São essas as pouquíssimas informações seguras que existem sobre o executivo, que prefere transitar em meio à névoa --ele nunca deu uma entrevista e a única imagem conhecida dele é uma foto 3 x 4, feita há mais de 20 anos.
O PAGADOR
Não se sabe por que a Siemens recusou o pedido de aposentadoria na Alemanha, mas colegas e adversários de Rheinheimer dão algumas pistas. Ele teria entregue dinheiro de propina ao consultor Arthur Teixeira, apontado pela Polícia Federal como intermediador do suborno para os políticos, e a empresa não queria mais funcionários desse tipo em sua folha.
Como a Siemens atravessou um escândalo mundial em 2007 envolvendo propina, funcionários que sabiam demais passaram a ser indesejáveis. Outra versão é que o ex-diretor teria desviado para si recursos destinados a pagamento de suborno, o que parece ser uma tentativa de inimigos de desmoralizá-lo.
O que o próprio executivo escreveu, num documento revelado há 15 dias, é que mandou a carta em 2008 ao ombudsman "para me defender de rumores sobre meu envolvimento neste escândalo".
Não se sabe bem o que ele quer dizer com "envolvimento" (pode ser tanto o pagamento de propina como o desvio). Mas é certo que adotou a estratégia do acusado que vira acusador para tentar escapar das acusações.
PARCERIA
Rheinheimer teve um parceiro nas acusações: o deputado estadual licenciado Simão Pedro (PT), atualmente secretário de Serviços da Prefeitura de São Paulo.
Em 2010, o então deputado e o ex-diretor foram ao Ministério Público pedir que as suspeitas sobre o Metrô e a CPTM fossem investigadas. Em documento não assinado de abril deste ano, Rheinheimer critica o desempenho dos promotores.
"Apesar de toda a informação detalhada e das provas fornecidas por mim (...), a investigação do MP-SP não prosperou".

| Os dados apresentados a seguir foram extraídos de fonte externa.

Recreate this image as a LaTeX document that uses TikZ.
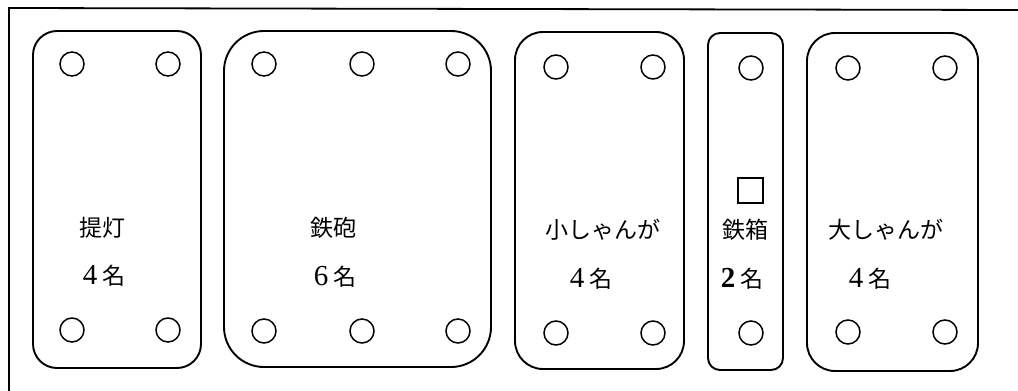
\documentclass[tikz,border=0pt]{standalone}
\usepackage{fontspec}
\newfontfamily\jp{Noto Sans CJK JP}
\newfontfamily\dig{Liberation Serif}
\tikzset{
  plate/.style={draw, line width=1.9pt, inner sep=0pt, outer sep=0pt},
  hole/.style={draw, circle, line width=1.5pt, minimum size=24pt, inner sep=0pt},
  lbl/.style={inner sep=0pt, font=\jp\fontsize{23}{26}\selectfont},
  frame/.style={line width=1.8pt}
}
\newcommand{\nm}[1]{{\dig\fontsize{29}{30}\selectfont #1}\hspace{5pt}名}
\begin{document}
\begin{tikzpicture}[x=1pt,y=-1pt]
\useasboundingbox (0,0) rectangle (1018,391);
% frame
\coordinate (ftl) at (9,8);
\coordinate (ftr) at (1018,10);
\coordinate (fbl) at (9,391);
\draw[frame] (fbl) -- (ftl) -- (ftr);
% plates
\node[plate, rounded corners=24pt, minimum width=168pt, minimum height=337pt] (p1) at (117,199.5) {};
\node[plate, rounded corners=40pt, minimum width=267pt, minimum height=336pt] (p2) at (357.5,199) {};
\node[plate, rounded corners=28pt, minimum width=169pt, minimum height=337pt] (p3) at (599.5,200.5) {};
\node[plate, rounded corners=12pt, minimum width=75pt, minimum height=337pt] (p4) at (745.5,201.5) {};
\node[plate, rounded corners=28pt, minimum width=171pt, minimum height=338pt] (p5) at (892.5,202) {};
% holes
\node[hole] (h1a) at (72,64) {};
\node[hole] (h1b) at (168,64) {};
\node[hole] (h1c) at (72,330) {};
\node[hole] (h1d) at (168,330) {};
\node[hole] (h2a) at (264,64) {};
\node[hole] (h2b) at (362,64) {};
\node[hole] (h2c) at (458,64) {};
\node[hole] (h2d) at (264,331) {};
\node[hole] (h2e) at (362,331) {};
\node[hole] (h2f) at (458,331) {};
\node[hole] (h3a) at (556,67) {};
\node[hole] (h3b) at (653,67) {};
\node[hole] (h3c) at (556,333) {};
\node[hole] (h3d) at (653,333) {};
\node[hole] (h4a) at (751,68) {};
\node[hole] (h4b) at (751,333) {};
\node[hole] (h5a) at (848,68) {};
\node[hole] (h5b) at (945,68) {};
\node[hole] (h5c) at (848,332) {};
\node[hole] (h5d) at (945,332) {};
% square
\node[draw, line width=2pt, minimum size=25pt, inner sep=0pt] (sq) at (750,190) {};
% labels
\node[lbl] (t1) at (102,228) {提灯};
\node[lbl, anchor=base] (n1) at (104,284) {\nm{4}};
\node[lbl] (t2) at (333,228) {鉄砲};
\node[lbl, anchor=base] (n2) at (335,285) {\nm{6}};
\node[lbl] (t3) at (603,230) {小しゃんが};
\node[lbl, anchor=base] (n3) at (591,287) {\nm{4}};
\node[lbl] (t4) at (745,230) {鉄箱};
\node[lbl, anchor=base] (n4) at (742,287) {\nm{\textbf{2}}};
\node[lbl] (t5) at (886,230) {大しゃんが};
\node[lbl, anchor=base] (n5) at (870,287) {\nm{4}};
\end{tikzpicture}
\end{document}
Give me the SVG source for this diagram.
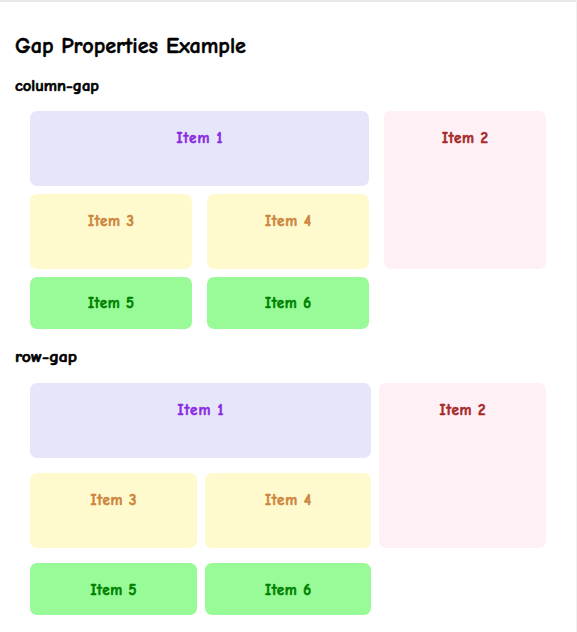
<svg xmlns="http://www.w3.org/2000/svg" width="577" height="632" viewBox="0 0 577 632">
<style>
text { font-family: 'Comic Sans MS', 'Comic Neue', 'Liberation Sans', sans-serif; font-weight: bold; stroke-width: 0.6; stroke-linejoin: round; }
.title { font-size: 23px; fill: #000; stroke: #000; stroke-width: 0.5; }
.sub { font-size: 15px; fill: #000; stroke: #000; }
.lbl { font-size: 15px; text-anchor: middle; }
.c1 { fill: #E6E6FA; } .t1 { fill: #8A2BE2; stroke: #8A2BE2; }
.c2 { fill: #FFF0F5; } .t2 { fill: #A52A2A; stroke: #A52A2A; }
.c3 { fill: #FFFACD; } .t3 { fill: #CD853F; stroke: #CD853F; }
.c5 { fill: #98FB98; } .t5 { fill: #008000; stroke: #008000; }
</style>
<rect x="0" y="0" width="577" height="632" fill="#ffffff"/>
<rect x="0" y="0" width="577" height="2" fill="#e9e9e9"/>
<rect x="576" y="0" width="1" height="632" fill="#f0f0f0"/>
<text class="title" x="15" y="53" textLength="231" lengthAdjust="spacingAndGlyphs">Gap Properties Example</text>
<text class="sub" x="15" y="91" textLength="84" lengthAdjust="spacingAndGlyphs">column-gap</text>
<text class="sub" x="15" y="362" textLength="62" lengthAdjust="spacingAndGlyphs">row-gap</text>
<g id="connectors"></g>
<g id="colgap-item1"><rect class="c1" x="30" y="111" width="339" height="75" rx="7"/><text class="lbl t1" x="199.5" y="143" textLength="46">Item 1</text></g>
<g id="colgap-item2"><rect class="c2" x="384" y="111" width="162" height="158" rx="7"/><text class="lbl t2" x="465" y="143" textLength="46">Item 2</text></g>
<g id="colgap-item3"><rect class="c3" x="30" y="194" width="162" height="75" rx="7"/><text class="lbl t3" x="111" y="225.5" textLength="46">Item 3</text></g>
<g id="colgap-item4"><rect class="c3" x="207" y="194" width="162" height="75" rx="7"/><text class="lbl t3" x="288" y="225.5" textLength="46">Item 4</text></g>
<g id="colgap-item5"><rect class="c5" x="30" y="277" width="162" height="52" rx="7"/><text class="lbl t5" x="111" y="307.5" textLength="46">Item 5</text></g>
<g id="colgap-item6"><rect class="c5" x="207" y="277" width="162" height="52" rx="7"/><text class="lbl t5" x="288" y="307.5" textLength="46">Item 6</text></g>
<g id="rowgap-item1"><rect class="c1" x="30" y="383" width="341" height="75" rx="7"/><text class="lbl t1" x="200.5" y="415" textLength="46">Item 1</text></g>
<g id="rowgap-item2"><rect class="c2" x="379" y="383" width="167" height="165" rx="7"/><text class="lbl t2" x="462.5" y="415" textLength="46">Item 2</text></g>
<g id="rowgap-item3"><rect class="c3" x="30" y="473" width="167" height="75" rx="7"/><text class="lbl t3" x="113.5" y="505" textLength="46">Item 3</text></g>
<g id="rowgap-item4"><rect class="c3" x="205" y="473" width="166" height="75" rx="7"/><text class="lbl t3" x="288" y="505" textLength="46">Item 4</text></g>
<g id="rowgap-item5"><rect class="c5" x="30" y="563" width="167" height="52" rx="7"/><text class="lbl t5" x="113.5" y="595" textLength="46">Item 5</text></g>
<g id="rowgap-item6"><rect class="c5" x="205" y="563" width="166" height="52" rx="7"/><text class="lbl t5" x="288" y="595" textLength="46">Item 6</text></g>
</svg>
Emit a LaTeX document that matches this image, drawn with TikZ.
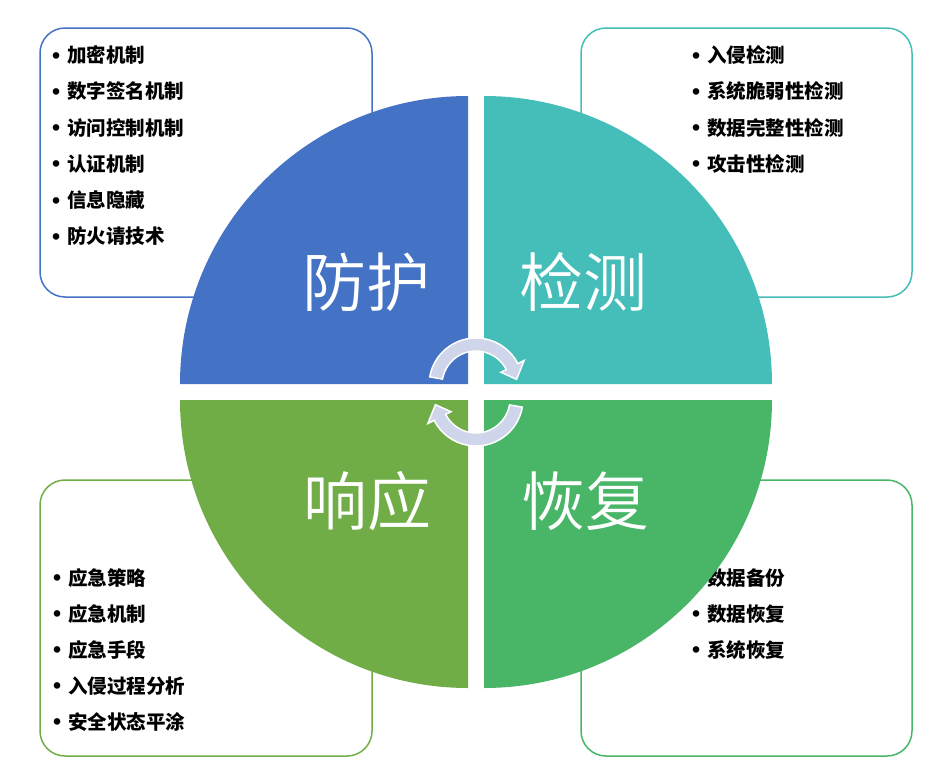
\documentclass[tikz,border=0pt]{standalone}
\usepackage{fontspec}
\setmainfont{Noto Sans CJK SC}
\newfontfamily\biglabelfont{Noto Sans CJK SC DemiLight}
\newfontfamily\bulletfont{Liberation Sans}
\definecolor{cBlue}{HTML}{4472C4}
\definecolor{cTeal}{HTML}{45BDB8}
\definecolor{cGreenA}{HTML}{70AD47}
\definecolor{cGreenB}{HTML}{48B567}
\definecolor{cArrow}{HTML}{CFD5EA}
\tikzset{
  listbox/.style={line width=1.5pt, rounded corners=25pt, fill=white},
  item/.style={anchor=west, inner sep=0pt, font=\fontsize{19.5}{20}\selectfont\bfseries, text=black},
  bigtext/.style={anchor=center, inner sep=0pt, font=\biglabelfont\fontsize{64}{64}\selectfont, text=white},
  cyclearrow/.style={fill=cArrow, draw=white, line width=1.5pt, line join=miter}
}
\newcommand{\bul}{\makebox[15pt][l]{\bulletfont\bfseries\fontsize{23}{23}\selectfont\raisebox{-0.5pt}{\textbullet}}}
\begin{document}
\begin{tikzpicture}[x=1pt, y=-1pt]
\useasboundingbox (0,0) rectangle (943,777);
% boxes
\draw[listbox, draw=cBlue] (40,28) rectangle (372,297);
\draw[listbox, draw=cTeal] (581,28) rectangle (912,297);
\draw[listbox, draw=cGreenA] (40,480) rectangle (372,756);
\draw[listbox, draw=cGreenB] (581,480) rectangle (912,756);
% lists
\foreach \t [count=\i] in {加密机制,数字签名机制,访问控制机制,认证机制,信息隐藏,防火请技术}
  \node[item] (tl\i) at (52,{55+36.3*(\i-1)}) {\bul\t};
\foreach \t [count=\i] in {入侵检测,系统脆弱性检测,数据完整性检测,攻击性检测}
  \node[item] (tr\i) at (692,{55+36.3*(\i-1)}) {\bul\t};
\foreach \t [count=\i] in {应急策略,应急机制,应急手段,入侵过程分析,安全状态平涂}
  \node[item] (bl\i) at (53,{578+36*(\i-1)}) {\bul\t};
\foreach \t [count=\i] in {数据备份,数据恢复,系统恢复}
  \node[item] (br\i) at (692,{578+36*(\i-1)}) {\bul\t};
% quadrants
\fill[cBlue] (468,384) -- (180,384) arc[start angle=180, end angle=270, radius=288] -- cycle;
\fill[cTeal] (484,384) -- (484,96) arc[start angle=270, end angle=360, radius=288] -- cycle;
\fill[cGreenA] (468,400) -- (468,688) arc[start angle=90, end angle=180, radius=288] -- cycle;
\fill[cGreenB] (484,400) -- (772,400) arc[start angle=0, end angle=90, radius=288] -- cycle;
% labels
\node[bigtext] (fh) at (366,282) {防护};
\node[bigtext] (jc) at (583,282) {检测};
\node[bigtext] (xy) at (367,501) {响应};
\node[bigtext] (hf) at (585,501) {恢复};
% cycle arrows
\begin{scope}[shift={(476,385)}]
\draw[cyclearrow] (190:47) arc[start angle=190, end angle=333, radius=47]
  -- (333:54) -- (352:41) -- (333:28) -- (333:34)
  arc[start angle=333, end angle=190, radius=34] -- cycle;
\end{scope}
\begin{scope}[shift={(476,399)}]
\draw[cyclearrow] (10:47) arc[start angle=10, end angle=153, radius=47]
  -- (153:54) -- (172:41) -- (153:28) -- (153:34)
  arc[start angle=153, end angle=10, radius=34] -- cycle;
\end{scope}
\end{tikzpicture}
\end{document}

Promotores que cuidam das investigações na esfera estadual tentaram convencê-lo a depor como testemunha oculta, cuja identidade só seria conhecida pelo juiz, mas ele recusou a oferta.
A promotora Beatriz Lopes de Oliveira, que negociou com o executivo em 2010, rebate as acusações de incompetência do Ministério Público: "Ele não aceitou depor, dizia que tinha provas, mas nunca apresentou nada. Sem provas, nenhum juiz concederia uma autorização de busca ou escuta telefônica".
No mês passado, Rheinheimer teve informações de que os acordos no Ministério Público não são muito sérios. Horas após fazer um depoimento sigiloso, viu parte do que dissera ser divulgado pela Rede Globo de Televisão.
Foi por isso que escolheu a Polícia Federal como depositária das informações mais bombásticas que ele diz ter.
Foi à PF que o ex-diretor citou pela primeira vez em caráter oficial nomes de políticos que teriam recebido propina do esquema. O documento é mantido em sigilo, mas dois nomes já foram citados em documentos apócrifos: o do tucano Edson Aparecido, chefe da Casa Civil de Alckmin (PSDB), e o do deputado federal Arnaldo Jardim (PPS-SP). Ambas refutam com veemência as suspeitas.
O acordo da Siemens com a Cade (Conselho Administrativa de Defesa Econômica), no qual a multinacional acusa a si própria e a um grupo de empresas de agirem como cartel, trouxe outras mudanças súbitas na vida dele.
Pela primeira vez em cinco anos, Rheiheimer tem advogados pagos pela Siemens, que acompanham seus depoimentos no Ministério Público e na Polícia Fedreral. Recentemente, a Siemens pagou o ex-diretor para viajar à Alemanha, com a missão de achar documentos que sustentem suas acusações.
O resultado dessa mudança é que o ex-diretor virou parceiro --mas também refém-- da empresa a quem acusava de violar a ética nos negócios.